Outgoing Thai Foreign Minister Don Pramudwinai met with detained Myanmar leader Daw Aung San Suu Kyi during an unannounced visit to Naypyitaw on Sunday.
The meeting took place at Naypyitaw Prison, where the ousted State Counselor is being held in solitary confinement. A high-ranking military official who is a member of the Myanmar regime’s governing State Administration Council accompanied Don.
Neither the Myanmar junta nor the Thai government have issued a statement about Don’s meeting with Daw Aung San Suu Kyi.
The meeting came ahead of the ongoing ASEAN meeting in Jakarta, where foreign ministers from member states are discussing the Myanmar crisis.
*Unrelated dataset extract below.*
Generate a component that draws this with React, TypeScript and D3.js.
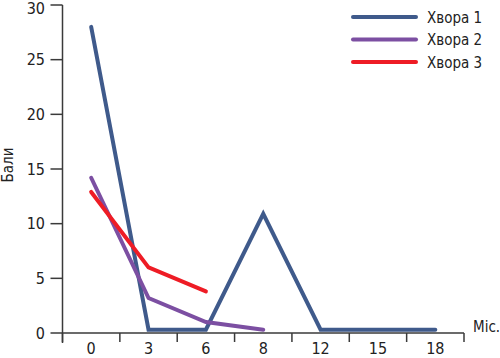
import React from "react";
import * as d3 from "d3";

const months = ["0", "3", "6", "8", "12", "15", "18"];
const patient1 = [28, 0.3, 0.3, 10.9, 0.3, 0.3, 0.3];
const patient2 = [14.2, 3.2, 1.0, 0.3];
const patient3 = [12.9, 6.0, 3.8];
const seriesNames = ["Хвора 1", "Хвора 2", "Хвора 3"];
const seriesColors = ["#3f5a8b", "#7c4fa2", "#ee1c25"];
const yTicks = [0, 5, 10, 15, 20, 25, 30];

const W = 500, H = 358;
const left = 62.5, right = 464, top = 5, bottom = 333;
const font = "'DejaVu Sans Condensed', 'Liberation Sans', Arial, sans-serif";

export default function App() {
  const x = d3.scaleBand<string>().domain(months).range([left, right]);
  const y = d3.scaleLinear().domain([0, 30]).range([bottom, top]);
  const line = d3
    .line<number>()
    .x((_, i) => (x(months[i]) as number) + x.bandwidth() / 2)
    .y((d) => y(d));
  const series = [patient1, patient2, patient3];
  const axisColor = "#3a3a3a";
  const tickPositions = months.map((m) => x(m) as number).concat([right]);

  return (
    <svg width={W} height={H} style={{ position: "absolute", left: 0, top: 0, background: "#fff" }}>
      {/* y axis */}
      <line x1={left} x2={left} y1={top} y2={bottom + 10} stroke={axisColor} strokeWidth={1.5} />
      {yTicks.map((t) => (
        <g key={t}>
          <line x1={left - 12} x2={left} y1={y(t)} y2={y(t)} stroke={axisColor} strokeWidth={1.5} />
          <text
            x={45}
            y={Math.max(y(t) + 5.8, 13.5)}
            textAnchor="end"
            fontSize={16}
            fontFamily={font}
            fill="#222"
          >
            {t}
          </text>
        </g>
      ))}
      <text
        transform={`translate(13,165) rotate(-90)`}
        textAnchor="middle"
        fontSize={15}
        fontFamily={font}
        fill="#222"
      >
        Бали
      </text>
      {/* x axis */}
      <line x1={left} x2={right} y1={bottom} y2={bottom} stroke={axisColor} strokeWidth={1.5} />
      {tickPositions.map((p, i) => (
        <line key={i} x1={p} x2={p} y1={bottom} y2={bottom + 9} stroke={axisColor} strokeWidth={1.5} />
      ))}
      {months.map((m) => (
        <text
          key={m}
          x={(x(m) as number) + x.bandwidth() / 2}
          y={354}
          textAnchor="middle"
          fontSize={16}
          fontFamily={font}
          fill="#222"
        >
          {m}
        </text>
      ))}
      <text x={473} y={332} fontSize={15} fontFamily={font} fill="#222">
        Міс.
      </text>
      {/* lines */}
      {series.map((s, i) => (
        <path
          key={i}
          d={line(s) as string}
          fill="none"
          stroke={seriesColors[i]}
          strokeWidth={4}
          strokeLinecap="round"
          strokeLinejoin="miter"
        />
      ))}
      {/* legend */}
      {seriesNames.map((n, i) => (
        <g key={n}>
          <line
            x1={353}
            x2={416}
            y1={17 + i * 22.5}
            y2={17 + i * 22.5}
            stroke={seriesColors[i]}
            strokeWidth={4}
            strokeLinecap="round"
          />
          <text x={427} y={17 + i * 22.5 + 5.5} fontSize={15} fontFamily={font} fill="#222">
            {n}
          </text>
        </g>
      ))}
    </svg>
  );
}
The regional bloc is divided over how or whether to reengage with the country’s ruling junta.
The Thai foreign minister is the first outsider to meet Daw Aung San Suu Kyi since her detention on the first day of the coup in 2021. She is now in solitary confinement in a prison in Naypyitaw after a junta court sentenced her to 33 years’ imprisonment. The junta has rejected several requests by ASEAN and UN special envoys on Myanmar to meet her.
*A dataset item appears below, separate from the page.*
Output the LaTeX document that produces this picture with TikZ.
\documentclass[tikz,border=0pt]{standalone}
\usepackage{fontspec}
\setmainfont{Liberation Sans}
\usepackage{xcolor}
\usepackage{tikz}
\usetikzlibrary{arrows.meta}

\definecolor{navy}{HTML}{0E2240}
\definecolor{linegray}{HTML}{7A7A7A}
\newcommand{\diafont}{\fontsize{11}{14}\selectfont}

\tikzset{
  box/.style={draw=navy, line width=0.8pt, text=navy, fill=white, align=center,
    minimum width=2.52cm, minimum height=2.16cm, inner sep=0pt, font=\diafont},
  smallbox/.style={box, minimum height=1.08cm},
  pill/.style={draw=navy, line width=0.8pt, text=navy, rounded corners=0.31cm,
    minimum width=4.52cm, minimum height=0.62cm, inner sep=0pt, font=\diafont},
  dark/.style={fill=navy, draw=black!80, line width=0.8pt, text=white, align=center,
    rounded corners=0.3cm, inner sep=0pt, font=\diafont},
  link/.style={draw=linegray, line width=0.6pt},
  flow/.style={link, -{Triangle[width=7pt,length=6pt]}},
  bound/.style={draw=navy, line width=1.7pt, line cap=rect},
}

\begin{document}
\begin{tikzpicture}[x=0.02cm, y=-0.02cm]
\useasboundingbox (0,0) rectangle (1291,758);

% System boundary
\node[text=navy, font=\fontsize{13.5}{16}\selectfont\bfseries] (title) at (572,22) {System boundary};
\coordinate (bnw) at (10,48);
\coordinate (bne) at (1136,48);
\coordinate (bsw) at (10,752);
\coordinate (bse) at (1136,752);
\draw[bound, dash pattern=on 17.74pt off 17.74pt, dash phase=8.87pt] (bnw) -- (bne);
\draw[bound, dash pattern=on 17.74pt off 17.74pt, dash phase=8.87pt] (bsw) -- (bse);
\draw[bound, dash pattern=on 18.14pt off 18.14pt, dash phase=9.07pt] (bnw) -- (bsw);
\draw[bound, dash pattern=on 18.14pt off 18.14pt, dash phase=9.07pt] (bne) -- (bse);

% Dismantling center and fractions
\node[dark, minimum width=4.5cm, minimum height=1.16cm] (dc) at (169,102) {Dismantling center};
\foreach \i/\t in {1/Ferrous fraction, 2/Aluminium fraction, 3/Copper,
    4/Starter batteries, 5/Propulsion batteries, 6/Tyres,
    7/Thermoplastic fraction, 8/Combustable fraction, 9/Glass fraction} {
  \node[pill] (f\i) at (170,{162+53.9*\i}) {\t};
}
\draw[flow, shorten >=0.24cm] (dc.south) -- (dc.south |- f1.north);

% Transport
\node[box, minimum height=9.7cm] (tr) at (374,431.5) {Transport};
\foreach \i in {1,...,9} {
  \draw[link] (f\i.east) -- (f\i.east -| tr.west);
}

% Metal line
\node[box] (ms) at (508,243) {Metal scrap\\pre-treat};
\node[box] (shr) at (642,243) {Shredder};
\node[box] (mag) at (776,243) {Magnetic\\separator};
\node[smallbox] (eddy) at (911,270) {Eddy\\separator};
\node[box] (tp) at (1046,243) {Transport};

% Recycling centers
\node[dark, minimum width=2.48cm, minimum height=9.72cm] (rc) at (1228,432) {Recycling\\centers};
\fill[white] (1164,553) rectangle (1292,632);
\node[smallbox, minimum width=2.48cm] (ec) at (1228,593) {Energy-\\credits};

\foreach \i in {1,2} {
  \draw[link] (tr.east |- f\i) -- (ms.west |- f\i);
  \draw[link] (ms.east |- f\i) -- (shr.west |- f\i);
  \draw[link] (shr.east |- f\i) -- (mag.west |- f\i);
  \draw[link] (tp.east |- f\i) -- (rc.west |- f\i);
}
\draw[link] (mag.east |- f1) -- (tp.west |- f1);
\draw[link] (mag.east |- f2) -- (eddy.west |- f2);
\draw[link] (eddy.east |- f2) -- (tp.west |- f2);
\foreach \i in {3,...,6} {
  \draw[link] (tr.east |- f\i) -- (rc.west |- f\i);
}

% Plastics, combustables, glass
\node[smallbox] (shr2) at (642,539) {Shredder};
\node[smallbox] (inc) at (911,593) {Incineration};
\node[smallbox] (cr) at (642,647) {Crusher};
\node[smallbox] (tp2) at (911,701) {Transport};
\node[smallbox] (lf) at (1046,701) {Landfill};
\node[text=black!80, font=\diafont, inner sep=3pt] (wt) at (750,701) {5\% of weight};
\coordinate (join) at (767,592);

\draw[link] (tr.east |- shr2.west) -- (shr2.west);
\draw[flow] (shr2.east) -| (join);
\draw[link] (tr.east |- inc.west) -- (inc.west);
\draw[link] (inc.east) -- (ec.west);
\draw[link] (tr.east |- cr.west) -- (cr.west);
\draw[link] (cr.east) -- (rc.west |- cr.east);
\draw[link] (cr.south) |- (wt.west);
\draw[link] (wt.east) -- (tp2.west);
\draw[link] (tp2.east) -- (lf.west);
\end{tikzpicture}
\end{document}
At today’s ASEAN meeting Don is expected to brief regional diplomats about his meeting with Daw Aung San Suu Kyi.
Observers noted it is strange that the junta permitted the outgoing Thai foreign minister to see Myanmar’s ousted leader after rejecting the same request from ASEAN and UN envoys specifically mandated by the regional bloc to hold such a meeting.
Given the outgoing Thai government’s close ties with the regime and its foreign minister’s recent attempt to lobby ASEAN to fully reengage with the Myanmar junta leaders, analysts are worried that both are trying to use Daw Aung San Suu Kyi politically.
The junta has been unable to take full control of Myanmar, mostly due to a popular armed resistance led by the shadow National Unity Government (NUG) and its allied ethnic armed groups. The NUG is made up of elected lawmakers from Daw Aung San Suu Kyi’s National League for Democracy (NLD) and their ethnic allies. Most Myanmar people consider the NUG as their legitimate government.
NUG Deputy Foreign Minister U Moe Zaw Oo questioned the junta’s motivation for allowing the visit. “Given the close ties between the junta and the Thai government, we are doubtful about the appropriateness of the meeting, assuming it actually happened,” he told The Irrawaddy.
Analysts speculated that the status of the NUG was very likely a hot topic during Don’s meeting with Daw Aung San Suu Kyi. They also questioned the timing of the visit, coming on the heels of talks brokered by Don to reengage with the junta, and just before the ASEAN gathering this week.
If the foreign minister was able to extract a criticism of the NUG from Daw Aung San Suu Kyi, they said, he would surely use it at the ASEAN meeting to justify Thailand’s push for the bloc to reengage with the junta.
But that would be highly unlikely, they said. They pointed to her public support for the anti-regime resistance movement in a message she delivered through Sean Turnell—her Australian economic adviser who was detained by the regime on spy charges—when the two attended a trial hearing together last year.
“She also expressed how proud she was, especially of the young Burmese people. She was really proud of how the people were prepared to defend and fight for democracy, even though their exposure to democracy was very brief,” Turnell told News 10 ABC after his release late last year.
Daw Aung San Suu Kyi has been aware of the armed resistance movement since she was under house arrest in 2021. But she has kept tightlipped about the issue. Her silence has left regime leader Min Aung Hlaing jittery; he even said in December that year that she could keep up to date about the ongoing political situation, including the establishment of the NUG and the violence that has wracked the country, through her legal team. “She has a chance to comment on the unfolding issues via her lawyers,” he said.